On the November 20 court date, Dr. Cholakian was presented with a settlement agreement granting Judge Leeds sole legal custody and residential custody of the twins, with 50/50 visitation for her. Judge Leeds also was awarded the power to make all major decisions involving the twins including their medical and dental care, and education. The settlement specifically states that after the twins finish this academic year at the Holy Martyrs Armenian Day School in Oakland Gardens, New York, they will be transferred to a school of their father’s choice. “This broke my heart,” Dr. Cholakian says, breaking into tears, during the interview. “I want the children to maintain their Armenian culture and heritage as they grow up as Americans. It is their birth right to go to the Holy Martyrs Armenian Day School.” 

Judge Leeds was also granted an order of protection—full stay away—for five years, barring Dr.
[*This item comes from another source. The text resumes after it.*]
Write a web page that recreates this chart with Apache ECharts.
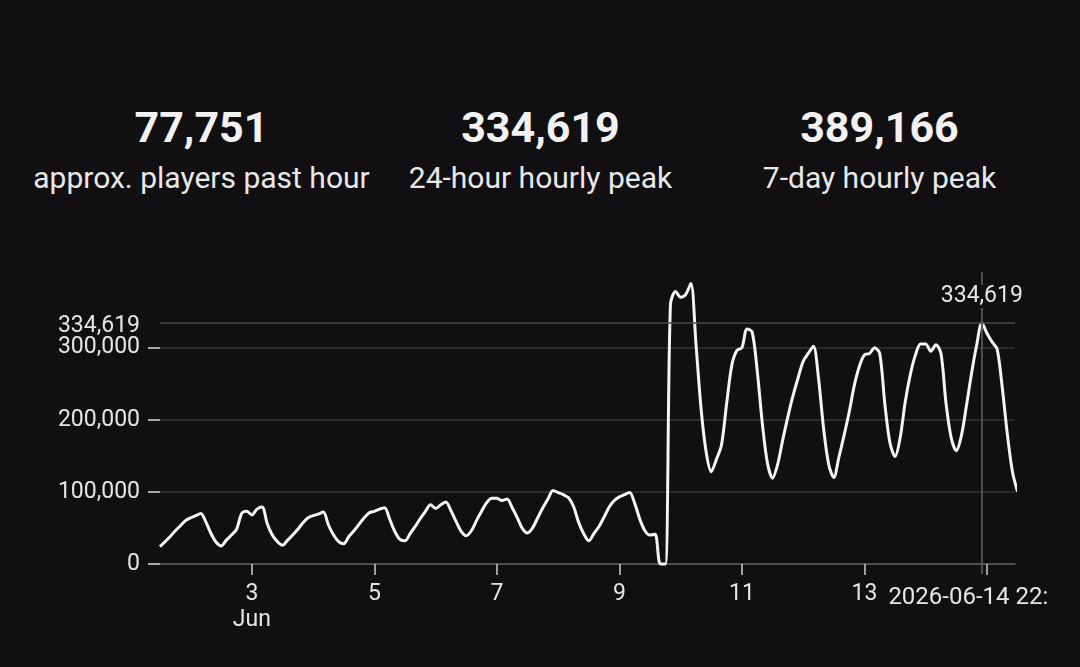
<!DOCTYPE html>
<html>
<head>
<meta charset="utf-8">
<title>Players</title>
<script src="https://cdn.jsdelivr.net/npm/echarts@6/dist/echarts.min.js"></script>
<style>
  html, body { margin: 0; padding: 0; background: #110f11; width: 1080px; height: 667px; overflow: hidden; font-family: Roboto, "Noto Sans", sans-serif; }
  .stat { position: absolute; top: 0; width: 339px; height: 220px; text-align: center; }
  .stat .num { position: absolute; left: 0; width: 100%; top: 106px; font-size: 43px; line-height: 43px; font-weight: 700; color: #f2f2f2; }
  .stat .lbl { position: absolute; left: 0; width: 100%; top: 163px; font-size: 30px; line-height: 30px; color: #e8e8e8; white-space: nowrap; }
  #main { position: absolute; left: 32px; top: 250px; width: 1017px; height: 417px; }
</style>
</head>
<body>
<div id="stats"></div>
<div id="main"></div>
<script>
// header numbers
var statValues = ['77,751', '334,619', '389,166'];
var statLabels = ['approx. players past hour', '24-hour hourly peak', '7-day hourly peak'];

// players, one value every 2 hours from 2026-06-01 12:00
var startTime = Date.UTC(2026, 5, 1, 12);
var endTime = Date.UTC(2026, 5, 15, 11);
var stepHours = 2;
var players = [
    24000, 31000, 38000, 46000, 53000, 60000, 64000, 67000, 70000, 58000, 42000, 30000,
    25000, 33000, 40000, 48000, 70000, 73000, 68000, 76000, 79000, 56000, 40000, 31000,
    26000, 33000, 40000, 48000, 57000, 64000, 67000, 69000, 72000, 54000, 40000, 31000,
    28000, 38000, 46000, 55000, 64000, 71000, 73000, 76000, 78000, 62000, 45000, 34000,
    32000, 42000, 52000, 63000, 73000, 82000, 77000, 82000, 86000, 74000, 59000, 45000,
    39000, 46000, 60000, 73000, 85000, 91000, 91000, 88000, 90000, 78000, 64000, 49000,
    43000, 50000, 64000, 78000, 90000, 102000, 99000, 96000, 92000, 80000, 58000, 42000,
    32000, 42000, 52000, 65000, 79000, 88000, 93000, 96000, 99000, 84000, 62000, 46000,
    40000, 41000, 0, 0, 360000, 378000, 370000, 374000, 389166, 305000, 215000, 155000,
    128000, 145000, 165000, 222000, 275000, 296000, 300000, 326000, 322000, 268000, 195000, 140000,
    119000, 138000, 172000, 204000, 233000, 258000, 281000, 292000, 302000, 258000, 188000, 138000,
    120000, 148000, 178000, 210000, 247000, 274000, 290000, 292000, 300000, 292000, 222000, 168000,
    149000, 175000, 225000, 263000, 290000, 305000, 305000, 295000, 304000, 292000, 222000, 175000,
    157000, 178000, 220000, 265000, 304000, 334619, 320000, 308000, 298000, 245000, 180000, 128000,
    100000
];

// axis ticks
var tickDays = [3, 5, 7, 9, 11, 13, 15];
var labelDays = [3, 5, 7, 9, 11, 13];
var yTicks = [0, 100000, 200000, 300000];

var HOUR = 3600 * 1000;
var points = players.map(function (v, i) {
    return [startTime + i * stepHours * HOUR, v];
});

// 24-hour peak for the crosshair
var last24 = points.slice(-12);
var peak = last24[0];
last24.forEach(function (p) { if (p[1] > peak[1]) peak = p; });

function fmtNum(v) {
    return Math.round(v).toLocaleString('en-US');
}
function pad(n) {
    return (n < 10 ? '0' : '') + n;
}
function fmtDate(t) {
    var d = new Date(t);
    return d.getUTCFullYear() + '-' + pad(d.getUTCMonth() + 1) + '-' + pad(d.getUTCDate()) +
        ' ' + pad(d.getUTCHours()) + ':' + pad(d.getUTCMinutes());
}
function dayTime(day) {
    return Date.UTC(2026, 5, day);
}

var statsBox = document.getElementById('stats');
for (var i = 0; i < statValues.length; i++) {
    var el = document.createElement('div');
    el.className = 'stat';
    el.style.left = (32 + i * 339) + 'px';
    el.innerHTML = '<div class="num">' + statValues[i] + '</div><div class="lbl">' + statLabels[i] + '</div>';
    statsBox.appendChild(el);
}

var font = 'Roboto';
var crossColor = '#555555';

var myChart = echarts.init(document.getElementById('main'));
var option = {
    backgroundColor: 'transparent',
    animation: false,
    grid: {
        left: 128,
        right: 34,
        top: 22,
        bottom: 93,
        containLabel: false,
        outerBoundsMode: 'none'
    },
    xAxis: {
        type: 'value',
        min: startTime,
        max: endTime,
        axisLine: {
            onZero: true,
            lineStyle: { color: '#5e5e5e', width: 1.5 }
        },
        axisTick: {
            show: true,
            customValues: tickDays.map(dayTime),
            length: 11,
            lineStyle: { color: '#d0d0d0', width: 1.5 }
        },
        axisLabel: {
            customValues: labelDays.map(dayTime),
            margin: 7,
            color: '#e6e6e6',
            fontSize: 23,
            lineHeight: 26,
            fontFamily: font,
            formatter: function (v) {
                var d = new Date(v);
                return d.getUTCDate() === 3 ? '3\nJun' : String(d.getUTCDate());
            }
        },
        splitLine: { show: false }
    },
    yAxis: {
        type: 'value',
        min: -14000,
        max: 405000,
        axisLine: { show: false },
        axisTick: {
            show: true,
            customValues: yTicks,
            length: 12,
            lineStyle: { color: '#dcdcdc', width: 1.5 }
        },
        axisLabel: {
            customValues: yTicks,
            margin: 20,
            color: '#e6e6e6',
            fontSize: 23,
            fontFamily: font,
            formatter: function (v) { return fmtNum(v); }
        },
        splitLine: {
            show: true,
            lineStyle: { color: '#363636', width: 1.5 }
        }
    },
    series: [
        {
            name: 'players',
            type: 'line',
            data: points,
            showSymbol: false,
            smooth: 0.3,
            clip: false,
            silent: true,
            lineStyle: { color: '#f4f4f4', width: 3 },
            markLine: {
                silent: true,
                animation: false,
                symbol: ['none', 'none'],
                emphasis: { disabled: true },
                data: [
                    {
                        yAxis: peak[1],
                        lineStyle: { color: '#4a4a4a', width: 1.5, type: 'solid' },
                        label: {
                            position: 'start',
                            distance: 20,
                            offset: [0, 4],
                            formatter: fmtNum(peak[1]),
                            color: '#e6e6e6',
                            fontSize: 23,
                            fontFamily: font
                        }
                    },
                    {
                        xAxis: peak[0],
                        lineStyle: { color: crossColor, width: 1.5, type: 'solid' },
                        label: {
                            position: 'start',
                            distance: 12,
                            formatter: fmtDate(peak[0]),
                            color: '#e6e6e6',
                            fontSize: 24,
                            fontFamily: font
                        }
                    },
                    {
                        xAxis: peak[0],
                        lineStyle: { color: crossColor, width: 1.5, type: 'solid' },
                        label: {
                            position: 'end',
                            distance: -36,
                            formatter: fmtNum(peak[1]),
                            color: '#e6e6e6',
                            fontSize: 23,
                            fontFamily: font,
                            backgroundColor: '#110f11',
                            padding: [0, 2]
                        }
                    }
                ]
            }
        }
    ]
};

myChart.setOption(option);
</script>
</body>
</html>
Cholakian from making any contact with him. “I was the one whose arm was broken and he’s the one who gets an order of protection. This was done without a trial or any proceeding,” Dr. Cholakian says. “Only in Judge McGowan’s court where everything is upside down.” 

Dr. Cholakian says Di Fabio advised her to sign the settlement in order to get out of Judge McGowan’s courtroom and “live to fight another day” in family court. After she signed the settlement, her lawyer withdrew her order to show cause.  

Dr. Cholakian was upset by the settlement and says she felt coerced by the judge. Di Fabio told her Judge McGowan could have made an even worse ruling if the case was tried. 

When she asked her lawyer what the justification for the order of protection for Judge Leeds was, in an e-mail message on January 14, 2020, Di Fabio wrote: “She ordered it. I objected. Her rational was to keep you away from him to prevent you from filing false police reports.” 

“We are now in January 2020, one year and five months after Dr. Layman’s recommendation that my husband get therapy and he has not done so. This does not even bother Judge McGowan,” she says.

Dr. Cholakian filed a complaint against Judge McGowan with the Queens Bar Association and says she is preparing one for the New York State Commission on Judicial Conduct. She and Judge Leeds have a court date before Judge McGowan on February 7, on the financial settlement part of the divorce proceedings.

A spokesperson for the New York unified courts system whose jurisdiction includes Queens County, didn’t respond to an e-mail message seeking comment about the lawyer Di Fabio’s statement that Judge McGowan asked for Dr. Cholakian to drop the criminal allegations against Judge Leeds, and her alleged biased orders; Judge Leeds didn’t respond to an e-mail message seeking comment; and, Judge Leeds’ attorney, Neveene Nesheiwat, also didn’t respond to a separate e-mail message seeking comment.